Mais c’est bien l’image de l’IA créée par la science-fiction qui fait en sorte que notre fantaisie se déchaîne quand nous lisons que “Facebook a dû stopper une application d’IA, parce qu’elle avait commencé à inventer son propre langage secret“. Cela n’est pas une fausse information, mais une information trompeuse. En réalité, il s’agissait d’un système d’IA formé pour négocier. Il était alimenté par les données lexicales de précédentes négociations et par les scores attribués à chaque technique de négociation. Sur base de ces données, il était capable de créer ses propres techniques de négociation. Le système se mit toutefois à produire un méli-mélo de mots qui ne formaient pas de phrases correctes ni sur le plan grammatical ni sur le plan sémantique, mais qui obtenaient néanmoins des scores élevés – ce qui fait que les développeurs durent en revisiter les paramètres. Voilà qui réduit évidemment le côté sensationnel de la chose.
Les systèmes d’IA n’ont aucune liberté de choix, aucune prise de conscience ou autre qualité permettant de donner de la valeur à la revendication “inventer un langage secret” (et tout l’imaginaire qui va avec). Mais trop peu de gens comprennent comment ces systèmes fonctionnent, ce qui fait que nous n’identifions pas toujours le langage symbolique. Pensons par exemple à la façon différente dont nous interprétons la phrase “cette imprimante est diabolique” en comparaison avec “cet IA est diabolique”.
Cette nuance est-elle vraiment si importante ? Oui, sinon on risque d’alimenter la peur et la confusion chez le lecteur moyen.
Ce langage n’accorde pas assez d’attention à l’humain derrière la machine
Parler ainsi de l’IA donne l’impression que cette technologie nous dépasse et échappe au contrôle humain. Dès que nous lisons que “l’IA discrimine” ou “vole notre emploi”, nous risquons d’oublier l’humain derrière la machine.
Ce sont cependant des humains qui choisissent de développer ce genre de systèmes et de les utiliser. Ce sont des humains qui choisissent dans quelles conditions ces systèmes opèrent et quelles garanties sont prévues afin que les systèmes ne créent pas de discrimination. Ce sont encore des humains qui choisissent d’utiliser ou non des systèmes d’IA pour remplacer – et pas pour aider – d’autres humains. Un système d’IA ne peut de lui-même venir solliciter votre emploi. Il est par conséquent grand temps de prendre des mesures stratégiques qui assurent la responsabilité humaine pour ces systèmes. Un langage plus nuancé peut contribuer à stimuler cela.

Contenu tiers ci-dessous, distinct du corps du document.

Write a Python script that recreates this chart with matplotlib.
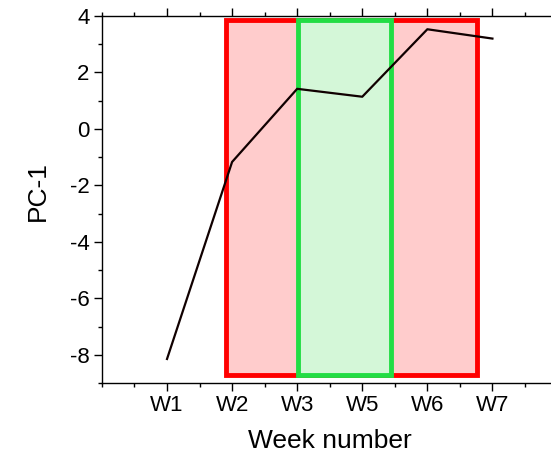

Tant que nous ignorerons l’humain, nous ne considérerons pas les préjugés dans les systèmes d’IA pour ce qu’ils sont : une reproduction des préjugés dans notre société.
Tant que nous n’accorderons pas d’attention au rôle des développeurs de l’IA, nous ne favoriserons pas la prise de conscience sur les implications éthiques de leurs actions (et nous ne conclurons pas que l’éthique devrait être enseignée obligatoirement dans toutes les formations sur l’IA). Tant que nous négligerons l’humain derrière la machine, nous n’imposerons pas la prise de mesures sécuritaires à ceux qui sont dans la meilleure position pour les prendre. Tant que nous ignorerons l’humain, nous ne considérerons pas non plus les préjugés dans les systèmes d’IA pour ce qu’ils sont – une pure reproduction des préjugés dans notre société – et nous n’entreprendrons aucune action pour aborder ce problème sous-jacent.
Il ne faut évidemment pas être à ce point naïf pour penser qu’un langage nuancé résoudra tout, mais cela ne fera pas de tort. Il y a un besoin urgent d’un débat sociétal sur le rôle que nous voulons attribuer aux systèmes d’IA dans notre société. Ce débat ne peut toutefois être mené qu’en étant bien informé et en ayant conscience que c’est l’humain qui est in fine responsable.
Soyons par conséquent plus intelligents lorsqu’il est question d’Intelligence Artificielle.